■ **Task to carry out**
Transcribe the material in full, exactly as written.

━━━ Recorded data

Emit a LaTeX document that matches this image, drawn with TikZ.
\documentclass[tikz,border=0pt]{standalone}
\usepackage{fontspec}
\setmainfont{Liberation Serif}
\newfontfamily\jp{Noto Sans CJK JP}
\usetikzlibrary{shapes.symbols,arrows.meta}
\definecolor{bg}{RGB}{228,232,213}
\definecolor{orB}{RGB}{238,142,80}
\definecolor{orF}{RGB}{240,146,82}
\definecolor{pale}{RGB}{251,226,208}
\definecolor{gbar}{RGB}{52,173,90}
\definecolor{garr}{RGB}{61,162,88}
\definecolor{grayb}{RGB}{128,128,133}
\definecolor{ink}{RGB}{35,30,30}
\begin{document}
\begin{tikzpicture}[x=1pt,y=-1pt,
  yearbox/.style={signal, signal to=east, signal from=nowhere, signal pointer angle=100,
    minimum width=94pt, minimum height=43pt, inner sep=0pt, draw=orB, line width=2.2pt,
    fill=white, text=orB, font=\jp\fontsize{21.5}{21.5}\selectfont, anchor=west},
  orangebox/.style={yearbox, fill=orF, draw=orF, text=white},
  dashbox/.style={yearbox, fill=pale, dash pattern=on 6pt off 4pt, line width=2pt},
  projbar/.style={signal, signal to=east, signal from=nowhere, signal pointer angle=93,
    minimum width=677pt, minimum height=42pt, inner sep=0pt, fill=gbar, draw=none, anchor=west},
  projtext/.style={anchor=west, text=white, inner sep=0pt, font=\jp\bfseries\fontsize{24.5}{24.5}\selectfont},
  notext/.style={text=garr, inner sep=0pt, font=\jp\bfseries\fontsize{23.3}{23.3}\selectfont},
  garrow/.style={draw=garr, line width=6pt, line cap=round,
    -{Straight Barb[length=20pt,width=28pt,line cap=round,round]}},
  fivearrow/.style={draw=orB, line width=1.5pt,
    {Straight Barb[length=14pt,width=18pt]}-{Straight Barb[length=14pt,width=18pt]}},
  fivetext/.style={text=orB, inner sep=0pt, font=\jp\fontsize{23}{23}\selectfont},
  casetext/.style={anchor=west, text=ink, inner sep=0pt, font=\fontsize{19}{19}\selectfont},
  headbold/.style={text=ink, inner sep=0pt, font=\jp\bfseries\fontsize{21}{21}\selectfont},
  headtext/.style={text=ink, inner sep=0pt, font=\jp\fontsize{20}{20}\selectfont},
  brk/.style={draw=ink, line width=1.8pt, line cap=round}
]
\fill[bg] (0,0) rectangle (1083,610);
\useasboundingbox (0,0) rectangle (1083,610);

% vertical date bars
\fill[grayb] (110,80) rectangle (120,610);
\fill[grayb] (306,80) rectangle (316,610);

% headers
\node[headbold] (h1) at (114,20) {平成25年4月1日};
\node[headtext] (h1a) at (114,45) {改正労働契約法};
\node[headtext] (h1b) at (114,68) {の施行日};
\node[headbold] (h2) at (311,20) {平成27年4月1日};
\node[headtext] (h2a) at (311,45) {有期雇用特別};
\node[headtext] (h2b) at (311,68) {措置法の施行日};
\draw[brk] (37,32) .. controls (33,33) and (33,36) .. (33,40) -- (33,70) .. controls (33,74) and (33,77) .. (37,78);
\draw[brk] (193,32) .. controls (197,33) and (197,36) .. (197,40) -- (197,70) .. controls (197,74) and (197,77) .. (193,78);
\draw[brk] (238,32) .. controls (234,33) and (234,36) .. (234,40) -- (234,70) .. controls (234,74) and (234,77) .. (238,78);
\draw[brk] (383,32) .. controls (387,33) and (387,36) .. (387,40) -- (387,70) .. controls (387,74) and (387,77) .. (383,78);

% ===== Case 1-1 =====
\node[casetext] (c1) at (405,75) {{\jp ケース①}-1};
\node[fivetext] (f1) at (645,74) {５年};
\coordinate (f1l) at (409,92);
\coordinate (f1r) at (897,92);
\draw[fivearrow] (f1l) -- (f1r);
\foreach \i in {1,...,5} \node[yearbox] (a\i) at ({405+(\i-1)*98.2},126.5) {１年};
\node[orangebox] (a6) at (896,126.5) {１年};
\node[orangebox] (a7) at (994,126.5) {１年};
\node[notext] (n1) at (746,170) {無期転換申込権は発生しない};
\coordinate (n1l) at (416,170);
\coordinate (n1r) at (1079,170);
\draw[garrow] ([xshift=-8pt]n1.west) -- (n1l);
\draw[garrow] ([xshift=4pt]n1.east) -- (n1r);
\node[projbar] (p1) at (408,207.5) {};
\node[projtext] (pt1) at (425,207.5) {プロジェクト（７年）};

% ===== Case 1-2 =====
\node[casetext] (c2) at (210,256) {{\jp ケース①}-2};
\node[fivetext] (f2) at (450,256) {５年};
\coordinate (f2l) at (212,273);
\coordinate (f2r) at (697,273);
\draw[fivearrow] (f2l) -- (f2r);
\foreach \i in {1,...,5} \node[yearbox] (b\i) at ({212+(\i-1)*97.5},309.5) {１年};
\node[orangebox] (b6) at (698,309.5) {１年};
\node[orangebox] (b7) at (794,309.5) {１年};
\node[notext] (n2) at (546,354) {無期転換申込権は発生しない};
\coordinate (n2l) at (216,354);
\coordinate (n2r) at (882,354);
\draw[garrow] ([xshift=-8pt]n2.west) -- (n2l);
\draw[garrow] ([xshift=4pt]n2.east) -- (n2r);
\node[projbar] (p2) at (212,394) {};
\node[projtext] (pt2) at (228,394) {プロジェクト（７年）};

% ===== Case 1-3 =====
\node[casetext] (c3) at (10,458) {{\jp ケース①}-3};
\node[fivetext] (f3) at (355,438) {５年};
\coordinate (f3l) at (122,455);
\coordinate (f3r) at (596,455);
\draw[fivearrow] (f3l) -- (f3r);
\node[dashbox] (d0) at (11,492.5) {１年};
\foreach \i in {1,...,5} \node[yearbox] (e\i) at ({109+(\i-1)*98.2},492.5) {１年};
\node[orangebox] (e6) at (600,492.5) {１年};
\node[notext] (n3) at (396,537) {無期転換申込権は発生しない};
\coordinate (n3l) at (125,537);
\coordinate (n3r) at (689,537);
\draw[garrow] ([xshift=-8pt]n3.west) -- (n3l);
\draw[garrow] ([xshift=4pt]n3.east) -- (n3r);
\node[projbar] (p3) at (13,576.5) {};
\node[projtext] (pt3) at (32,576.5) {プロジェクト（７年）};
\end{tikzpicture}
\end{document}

━━━━━━

■ **Written response**
Emit a LaTeX document that matches this image, drawn with TikZ.
\documentclass[tikz,border=0pt]{standalone}
\usepackage{fontspec}
\setmainfont{Liberation Serif}
\newfontfamily\jp{Noto Sans CJK JP}
\usetikzlibrary{shapes.symbols,arrows.meta}
\definecolor{bg}{RGB}{228,232,213}
\definecolor{orB}{RGB}{238,142,80}
\definecolor{orF}{RGB}{240,146,82}
\definecolor{pale}{RGB}{251,226,208}
\definecolor{gbar}{RGB}{52,173,90}
\definecolor{garr}{RGB}{61,162,88}
\definecolor{grayb}{RGB}{128,128,133}
\definecolor{ink}{RGB}{35,30,30}
\begin{document}
\begin{tikzpicture}[x=1pt,y=-1pt,
  yearbox/.style={signal, signal to=east, signal from=nowhere, signal pointer angle=100,
    minimum width=94pt, minimum height=43pt, inner sep=0pt, draw=orB, line width=2.2pt,
    fill=white, text=orB, font=\jp\fontsize{21.5}{21.5}\selectfont, anchor=west},
  orangebox/.style={yearbox, fill=orF, draw=orF, text=white},
  dashbox/.style={yearbox, fill=pale, dash pattern=on 6pt off 4pt, line width=2pt},
  projbar/.style={signal, signal to=east, signal from=nowhere, signal pointer angle=93,
    minimum width=677pt, minimum height=42pt, inner sep=0pt, fill=gbar, draw=none, anchor=west},
  projtext/.style={anchor=west, text=white, inner sep=0pt, font=\jp\bfseries\fontsize{24.5}{24.5}\selectfont},
  notext/.style={text=garr, inner sep=0pt, font=\jp\bfseries\fontsize{23.3}{23.3}\selectfont},
  garrow/.style={draw=garr, line width=6pt, line cap=round,
    -{Straight Barb[length=20pt,width=28pt,line cap=round,round]}},
  fivearrow/.style={draw=orB, line width=1.5pt,
    {Straight Barb[length=14pt,width=18pt]}-{Straight Barb[length=14pt,width=18pt]}},
  fivetext/.style={text=orB, inner sep=0pt, font=\jp\fontsize{23}{23}\selectfont},
  casetext/.style={anchor=west, text=ink, inner sep=0pt, font=\fontsize{19}{19}\selectfont},
  headbold/.style={text=ink, inner sep=0pt, font=\jp\bfseries\fontsize{21}{21}\selectfont},
  headtext/.style={text=ink, inner sep=0pt, font=\jp\fontsize{20}{20}\selectfont},
  brk/.style={draw=ink, line width=1.8pt, line cap=round}
]
\fill[bg] (0,0) rectangle (1083,610);
\useasboundingbox (0,0) rectangle (1083,610);

% vertical date bars
\fill[grayb] (110,80) rectangle (120,610);
\fill[grayb] (306,80) rectangle (316,610);

% headers
\node[headbold] (h1) at (114,20) {平成25年4月1日};
\node[headtext] (h1a) at (114,45) {改正労働契約法};
\node[headtext] (h1b) at (114,68) {の施行日};
\node[headbold] (h2) at (311,20) {平成27年4月1日};
\node[headtext] (h2a) at (311,45) {有期雇用特別};
\node[headtext] (h2b) at (311,68) {措置法の施行日};
\draw[brk] (37,32) .. controls (33,33) and (33,36) .. (33,40) -- (33,70) .. controls (33,74) and (33,77) .. (37,78);
\draw[brk] (193,32) .. controls (197,33) and (197,36) .. (197,40) -- (197,70) .. controls (197,74) and (197,77) .. (193,78);
\draw[brk] (238,32) .. controls (234,33) and (234,36) .. (234,40) -- (234,70) .. controls (234,74) and (234,77) .. (238,78);
\draw[brk] (383,32) .. controls (387,33) and (387,36) .. (387,40) -- (387,70) .. controls (387,74) and (387,77) .. (383,78);

% ===== Case 1-1 =====
\node[casetext] (c1) at (405,75) {{\jp ケース①}-1};
\node[fivetext] (f1) at (645,74) {５年};
\coordinate (f1l) at (409,92);
\coordinate (f1r) at (897,92);
\draw[fivearrow] (f1l) -- (f1r);
\foreach \i in {1,...,5} \node[yearbox] (a\i) at ({405+(\i-1)*98.2},126.5) {１年};
\node[orangebox] (a6) at (896,126.5) {１年};
\node[orangebox] (a7) at (994,126.5) {１年};
\node[notext] (n1) at (746,170) {無期転換申込権は発生しない};
\coordinate (n1l) at (416,170);
\coordinate (n1r) at (1079,170);
\draw[garrow] ([xshift=-8pt]n1.west) -- (n1l);
\draw[garrow] ([xshift=4pt]n1.east) -- (n1r);
\node[projbar] (p1) at (408,207.5) {};
\node[projtext] (pt1) at (425,207.5) {プロジェクト（７年）};

% ===== Case 1-2 =====
\node[casetext] (c2) at (210,256) {{\jp ケース①}-2};
\node[fivetext] (f2) at (450,256) {５年};
\coordinate (f2l) at (212,273);
\coordinate (f2r) at (697,273);
\draw[fivearrow] (f2l) -- (f2r);
\foreach \i in {1,...,5} \node[yearbox] (b\i) at ({212+(\i-1)*97.5},309.5) {１年};
\node[orangebox] (b6) at (698,309.5) {１年};
\node[orangebox] (b7) at (794,309.5) {１年};
\node[notext] (n2) at (546,354) {無期転換申込権は発生しない};
\coordinate (n2l) at (216,354);
\coordinate (n2r) at (882,354);
\draw[garrow] ([xshift=-8pt]n2.west) -- (n2l);
\draw[garrow] ([xshift=4pt]n2.east) -- (n2r);
\node[projbar] (p2) at (212,394) {};
\node[projtext] (pt2) at (228,394) {プロジェクト（７年）};

% ===== Case 1-3 =====
\node[casetext] (c3) at (10,458) {{\jp ケース①}-3};
\node[fivetext] (f3) at (355,438) {５年};
\coordinate (f3l) at (122,455);
\coordinate (f3r) at (596,455);
\draw[fivearrow] (f3l) -- (f3r);
\node[dashbox] (d0) at (11,492.5) {１年};
\foreach \i in {1,...,5} \node[yearbox] (e\i) at ({109+(\i-1)*98.2},492.5) {１年};
\node[orangebox] (e6) at (600,492.5) {１年};
\node[notext] (n3) at (396,537) {無期転換申込権は発生しない};
\coordinate (n3l) at (125,537);
\coordinate (n3r) at (689,537);
\draw[garrow] ([xshift=-8pt]n3.west) -- (n3l);
\draw[garrow] ([xshift=4pt]n3.east) -- (n3r);
\node[projbar] (p3) at (13,576.5) {};
\node[projtext] (pt3) at (32,576.5) {プロジェクト（７年）};
\end{tikzpicture}
\end{document}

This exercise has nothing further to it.